Brad Horwitz, the CEO of Texas-based Trilogy software company, owner of Voila, Haiti’s second largest mobile phone network, was one of the two representatives who spoke for Haiti’s “business community” at the donors conference. “Urgent measures to rebuild Haiti are only sustainable if they become the foundation for an expanded and vibrant private sector”, Horwitz told the conference. “We need you to view the private sector as your partner to understand how public funds can be leveraged by private dollars.”

The other private sector spokesperson was Reginald Boulos, the president of the Chamber of Commerce and Industry of Haiti. Boulos fiercely opposed last year’s union and student-led campaign to raise Haiti’s minimum wage to the equivalent of $5 a day, convincing Preval to keep it at $3 a day. Boulos was also a key supporter of both the 1991 and 2004 coups against elected president Jean-Bertrand Aristide, now exiled in South Africa.

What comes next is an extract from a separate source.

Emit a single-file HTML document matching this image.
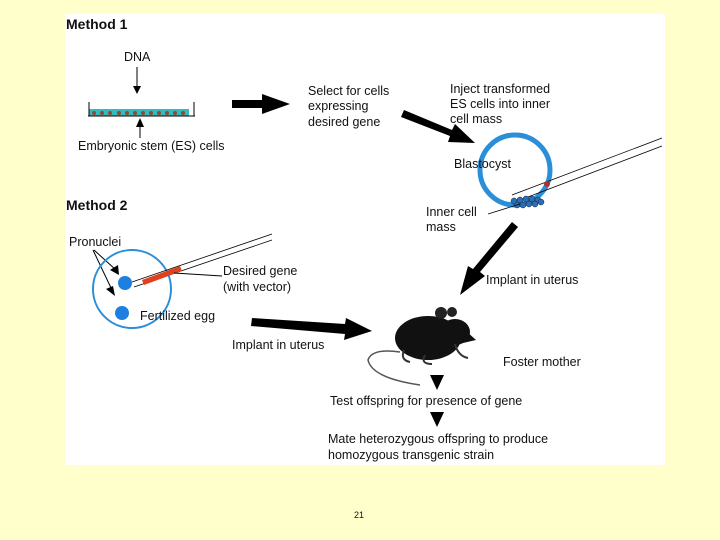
<!DOCTYPE html>
<html><head><meta charset="utf-8"><style>
html,body{margin:0;padding:0;width:720px;height:540px;background:#FFFFCC;overflow:hidden}
svg{display:block}
text{font-family:"Liberation Sans",sans-serif;font-size:12.5px;fill:#111}
.b{font-weight:bold;font-size:14px}
</style></head><body>
<svg width="720" height="540" viewBox="0 0 720 540">
<rect x="65" y="14" width="600" height="451" fill="#fff"/>
<text x="66" y="29" class="b">Method 1</text>
<text x="124" y="61">DNA</text>
<line x1="137" y1="67" x2="137" y2="87" stroke="#000"/>
<polygon points="133,86 141,86 137,94" fill="#000"/>
<rect x="89" y="109" width="100" height="7" fill="#33BBBB"/>
<line x1="89" y1="102" x2="89" y2="116" stroke="#000"/>
<line x1="194" y1="102" x2="194" y2="116" stroke="#000"/>
<line x1="88" y1="116" x2="195" y2="116" stroke="#000"/>
<g fill="#8B4A3A">
<circle cx="94" cy="113" r="2"/><circle cx="102" cy="113" r="2"/><circle cx="110" cy="113" r="2"/><circle cx="119" cy="113" r="2"/><circle cx="127" cy="113" r="2"/><circle cx="135" cy="113" r="2"/><circle cx="143" cy="113" r="2"/><circle cx="151" cy="113" r="2"/><circle cx="159" cy="113" r="2"/><circle cx="167" cy="113" r="2"/><circle cx="175" cy="113" r="2"/><circle cx="183" cy="113" r="2"/></g>
<line x1="140" y1="126" x2="140" y2="138" stroke="#000"/>
<polygon points="136,127 144,127 140,118" fill="#000"/>
<text x="78" y="150">Embryonic stem (ES) cells</text>
<polygon points="232,100 262,100 262,94 290,104 262,114 262,108 232,108" fill="#000"/>
<text x="308" y="95">Select for cells</text>
<text x="308" y="110">expressing</text>
<text x="308" y="126">desired gene</text>
<text x="450" y="93">Inject transformed</text>
<text x="450" y="108">ES cells into inner</text>
<text x="450" y="123">cell mass</text>
<polygon points="404,110 452,130 455,124 475,143 448,142 450,136 401,117" fill="#000"/>
<circle cx="515" cy="170" r="35" fill="none" stroke="#2A8FD8" stroke-width="5"/>
<text x="454" y="168">Blastocyst</text>
<line x1="512" y1="195" x2="662" y2="138" stroke="#000" stroke-width="0.8"/>
<line x1="520" y1="200" x2="662" y2="146" stroke="#000" stroke-width="0.8"/>
<circle cx="547" cy="184" r="3" fill="#B03030"/>
<g fill="#2A6FB8" stroke="#123" stroke-width="0.5">
<circle cx="514" cy="201" r="3"/><circle cx="520" cy="200" r="3"/><circle cx="526" cy="199" r="3"/><circle cx="532" cy="199" r="3"/><circle cx="538" cy="200" r="3"/><circle cx="517" cy="205" r="3"/><circle cx="523" cy="205" r="3"/><circle cx="529" cy="204" r="3"/><circle cx="535" cy="204" r="3"/><circle cx="541" cy="202" r="3"/></g>
<line x1="488" y1="214" x2="520" y2="204" stroke="#000" stroke-width="0.8"/>
<text x="426" y="216">Inner cell</text>
<text x="426" y="231">mass</text>
<polygon points="512,222 518,227 480,272 485,276 460,295 468,266 473,269" fill="#000"/>
<text x="486" y="284">Implant in uterus</text>
<text x="66" y="210" class="b">Method 2</text>
<text x="69" y="246">Pronuclei</text>
<line x1="94" y1="250" x2="116" y2="270" stroke="#000"/>
<polygon points="110,270 118,265 119,275" fill="#000"/>
<line x1="93" y1="250" x2="112" y2="290" stroke="#000"/>
<polygon points="106,289 113,286 115,296" fill="#000"/>
<circle cx="132" cy="289" r="39" fill="none" stroke="#2A8FD8" stroke-width="2"/>
<circle cx="125" cy="283" r="7" fill="#1F7FE0"/>
<circle cx="122" cy="313" r="7" fill="#1F7FE0"/>
<line x1="132" y1="282" x2="272" y2="234" stroke="#000" stroke-width="0.8"/>
<line x1="134" y1="287" x2="272" y2="240" stroke="#000" stroke-width="0.8"/>
<polygon points="142,280 180,266 182,271 144,285" fill="#E0401C"/>
<line x1="174" y1="273" x2="222" y2="276" stroke="#000"/>
<text x="223" y="275">Desired gene</text>
<text x="223" y="291">(with vector)</text>
<text x="140" y="320">Fertilized egg</text>
<polygon points="252,318 345,324 346,318 372,331 344,340 345,334 251,326" fill="#000"/>
<text x="232" y="349">Implant in uterus</text>
<ellipse cx="428" cy="338" rx="33" ry="22" fill="#111"/>
<ellipse cx="455" cy="332" rx="15" ry="13" fill="#111"/>
<circle cx="441" cy="313" r="6" fill="#222"/>
<circle cx="452" cy="312" r="5" fill="#222"/>
<polygon points="465,330 476,340 463,343" fill="#111"/>
<path d="M404,350 Q400,360 410,362 M425,355 Q420,364 432,364 M455,344 Q458,356 468,358" fill="none" stroke="#333" stroke-width="2"/>
<path d="M400,352 Q372,348 368,360 Q372,378 420,385" fill="none" stroke="#555" stroke-width="1.5"/>
<text x="503" y="366">Foster mother</text>
<polygon points="430,375 444,375 437,390" fill="#000"/>
<text x="330" y="405">Test offspring for presence of gene</text>
<polygon points="430,412 444,412 437,427" fill="#000"/>
<text x="328" y="443">Mate heterozygous offspring to produce</text>
<text x="328" y="459">homozygous transgenic strain</text>
<text x="354" y="518" style="font-size:9px">21</text>
</svg>
</body></html>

“We trust that the numerous promises heard will be converted into action”, Cuban foreign minister Bruno Rodriguez told the conference. “That Haiti’s independence and sovereignty will be respected and ennobled, that the government of President Rene Preval and Prime Minister Jean Max Bellerive will be facilitated to exercise all its faculties, and that it will be able to benefit, not the white and foreign companies, but the Haitian people, especially the poorest … Generosity and political will are needed. Also needed is the unity of that country instead of its division into market shares and dubious charitable projects.”

The Clintons didn’t see it that way. “My job in the next 18 months”, Bill Clinton told the conference, “is going to be to try to connect the inside and the outside forces in a way that maximises the input and impact of all the players, and minimises the frictions and transaction costs”. Deciphered, this means trying to maximise exploitation of Haiti’s cheap labour by foreign capitalists in a way that minimises the threat of a social explosion.

Prior to the earthquake, 70% of Haitians had to live on less than $2 per day. For several years now, Clinton has promoted the development of a large sweatshop textile sector in Haiti, enlisting the support of billionaire financier George Soros to create a $50 million new industrial park near Port-au-Prince’s airport. The January 25 New York Times reported that garment workers employed in the sprawling Sonapi industrial park were paid an average of $100 a month. Prior to the earthquake, the largely US-owned and managed garment industry accounted for 99% of Haiti’s exports, most of which was assembled from US-made fabric and exported back to the US.